* _GIVEN REQUEST_: Below is a listing to write out in full, exactly as given, without its pictures.

* _RAW DATA_:
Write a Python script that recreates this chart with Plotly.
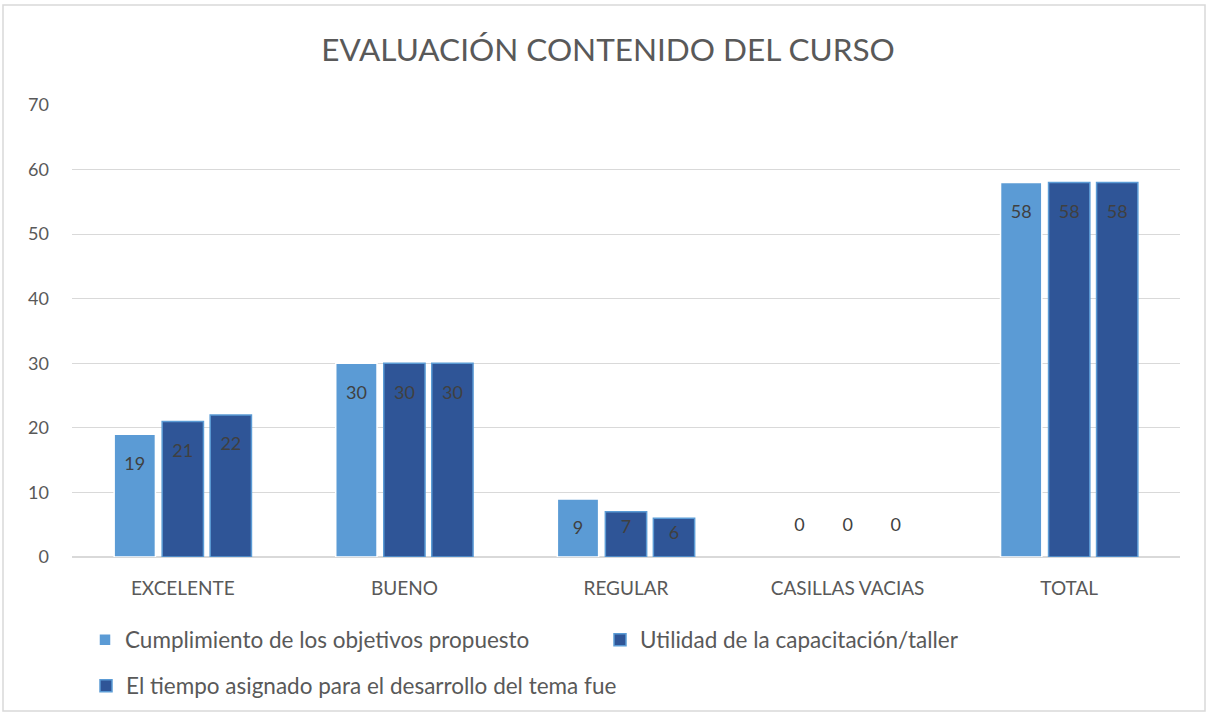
import plotly.graph_objects as go

categories = ["EXCELENTE", "BUENO", "REGULAR", "CASILLAS VACIAS", "TOTAL"]
series_names = [
    "Cumplimiento de los objetivos propuesto",
    "Utilidad de la capacitación/taller",
    "El tiempo asignado para el desarrollo del tema fue",
]
cumplimiento = [19, 30, 9, 0, 58]
utilidad = [21, 30, 7, 0, 58]
tiempo = [22, 30, 6, 0, 58]
y_ticks = [0, 10, 20, 30, 40, 50, 60, 70]

FONT = "Lato"
fills = ["#5B9BD5", "#2F5597", "#2F5597"]
borders = ["#FFFFFF", "#5B9BD5", "#5B9BD5"]
legends = ["legend", "legend", "legend2"]

W, H = 1209, 714
ml, mr, mt, mb = 72, 29, 105, 157
pw, ph = W - ml - mr, H - mt - mb


def px_x(x):
    return (x - ml) / pw


def px_y(y):
    return (H - mb - y) / ph


SMALL = "<span style='font-size:9px'>\u00a0</span>"


def label(v):
    if v == 0:
        return "0<br><span style='font-size:1px'>\u00a0</span>"
    if v >= 8:
        return SMALL + "<br>" + str(v)
    return str(v)


fig = go.Figure()
for name, vals, fc, bc, lg in zip(series_names, [cumplimiento, utilidad, tiempo], fills, borders, legends):
    fig.add_trace(go.Bar(
        x=categories, y=vals, name=name, legend=lg,
        marker=dict(color=fc, line=dict(color=bc, width=[0 if v == 0 else 1.5 for v in vals])),
        text=[label(v) for v in vals],
        textposition=["inside" if v > 0 else "outside" for v in vals],
        insidetextanchor="end",
        textangle=0,
        constraintext="none",
        textfont=dict(family=FONT, size=18, color="#404040"),
        cliponaxis=False,
    ))

leg_font = dict(family=FONT, size=22.5, color="#595959")

fig.update_layout(
    width=W, height=H,
    margin=dict(l=ml, r=mr, t=mt, b=mb, autoexpand=False),
    paper_bgcolor="white", plot_bgcolor="white",
    barmode="group", bargap=0.35, bargroupgap=0.14,
    title=dict(text="EVALUACIÓN CONTENIDO DEL CURSO", x=px_x(608), xanchor="center",
               xref="paper", y=1 - 50 / H, yanchor="middle",
               font=dict(family=FONT, size=31.5, color="#595959")),
    font=dict(family=FONT, size=18, color="#595959"),
    showlegend=True,
    legend=dict(orientation="h", xanchor="left", yanchor="middle", bgcolor="rgba(0,0,0,0)",
                x=px_x(85), y=px_y(640), font=leg_font, traceorder="normal",
                entrywidth=470, entrywidthmode="pixels"),
    legend2=dict(orientation="h", xanchor="left", yanchor="middle", bgcolor="rgba(0,0,0,0)",
                 x=px_x(86), y=px_y(686), font=leg_font, traceorder="normal"),
    xaxis=dict(showgrid=False, showline=True, linecolor="#D9D9D9", linewidth=1,
               tickfont=dict(family=FONT, size=19, color="#595959"), ticks="",
               ticklabelstandoff=14),
    yaxis=dict(range=[0, 70], tickvals=y_ticks, showgrid=True, gridcolor="#D9D9D9",
               gridwidth=1, zeroline=True, zerolinecolor="#D9D9D9", showline=False,
               tickfont=dict(family=FONT, size=18, color="#595959"), ticks="",
               ticklabelstandoff=22),
    shapes=[dict(type="rect", xref="paper", yref="paper",
                 x0=px_x(3), x1=px_x(1205), y0=px_y(711), y1=px_y(5),
                 line=dict(color="#D9D9D9", width=1.5), fillcolor="rgba(0,0,0,0)",
                 layer="below")],
)

fig.write_html("out.html",
               config={"displayModeBar": False},
               post_script="document.body.style.margin='0';document.body.style.overflow='hidden';")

* _OUTPUT_:
Write a Python script that recreates this chart with Plotly.
import plotly.graph_objects as go

categories = ["EXCELENTE", "BUENO", "REGULAR", "CASILLAS VACIAS", "TOTAL"]
series_names = [
    "Cumplimiento de los objetivos propuesto",
    "Utilidad de la capacitación/taller",
    "El tiempo asignado para el desarrollo del tema fue",
]
cumplimiento = [19, 30, 9, 0, 58]
utilidad = [21, 30, 7, 0, 58]
tiempo = [22, 30, 6, 0, 58]
y_ticks = [0, 10, 20, 30, 40, 50, 60, 70]

FONT = "Lato"
fills = ["#5B9BD5", "#2F5597", "#2F5597"]
borders = ["#FFFFFF", "#5B9BD5", "#5B9BD5"]
legends = ["legend", "legend", "legend2"]

W, H = 1209, 714
ml, mr, mt, mb = 72, 29, 105, 157
pw, ph = W - ml - mr, H - mt - mb


def px_x(x):
    return (x - ml) / pw


def px_y(y):
    return (H - mb - y) / ph


SMALL = "<span style='font-size:9px'>\u00a0</span>"


def label(v):
    if v == 0:
        return "0<br><span style='font-size:1px'>\u00a0</span>"
    if v >= 8:
        return SMALL + "<br>" + str(v)
    return str(v)


fig = go.Figure()
for name, vals, fc, bc, lg in zip(series_names, [cumplimiento, utilidad, tiempo], fills, borders, legends):
    fig.add_trace(go.Bar(
        x=categories, y=vals, name=name, legend=lg,
        marker=dict(color=fc, line=dict(color=bc, width=[0 if v == 0 else 1.5 for v in vals])),
        text=[label(v) for v in vals],
        textposition=["inside" if v > 0 else "outside" for v in vals],
        insidetextanchor="end",
        textangle=0,
        constraintext="none",
        textfont=dict(family=FONT, size=18, color="#404040"),
        cliponaxis=False,
    ))

leg_font = dict(family=FONT, size=22.5, color="#595959")

fig.update_layout(
    width=W, height=H,
    margin=dict(l=ml, r=mr, t=mt, b=mb, autoexpand=False),
    paper_bgcolor="white", plot_bgcolor="white",
    barmode="group", bargap=0.35, bargroupgap=0.14,
    title=dict(text="EVALUACIÓN CONTENIDO DEL CURSO", x=px_x(608), xanchor="center",
               xref="paper", y=1 - 50 / H, yanchor="middle",
               font=dict(family=FONT, size=31.5, color="#595959")),
    font=dict(family=FONT, size=18, color="#595959"),
    showlegend=True,
    legend=dict(orientation="h", xanchor="left", yanchor="middle", bgcolor="rgba(0,0,0,0)",
                x=px_x(85), y=px_y(640), font=leg_font, traceorder="normal",
                entrywidth=470, entrywidthmode="pixels"),
    legend2=dict(orientation="h", xanchor="left", yanchor="middle", bgcolor="rgba(0,0,0,0)",
                 x=px_x(86), y=px_y(686), font=leg_font, traceorder="normal"),
    xaxis=dict(showgrid=False, showline=True, linecolor="#D9D9D9", linewidth=1,
               tickfont=dict(family=FONT, size=19, color="#595959"), ticks="",
               ticklabelstandoff=14),
    yaxis=dict(range=[0, 70], tickvals=y_ticks, showgrid=True, gridcolor="#D9D9D9",
               gridwidth=1, zeroline=True, zerolinecolor="#D9D9D9", showline=False,
               tickfont=dict(family=FONT, size=18, color="#595959"), ticks="",
               ticklabelstandoff=22),
    shapes=[dict(type="rect", xref="paper", yref="paper",
                 x0=px_x(3), x1=px_x(1205), y0=px_y(711), y1=px_y(5),
                 line=dict(color="#D9D9D9", width=1.5), fillcolor="rgba(0,0,0,0)",
                 layer="below")],
)

fig.write_html("out.html",
               config={"displayModeBar": False},
               post_script="document.body.style.margin='0';document.body.style.overflow='hidden';")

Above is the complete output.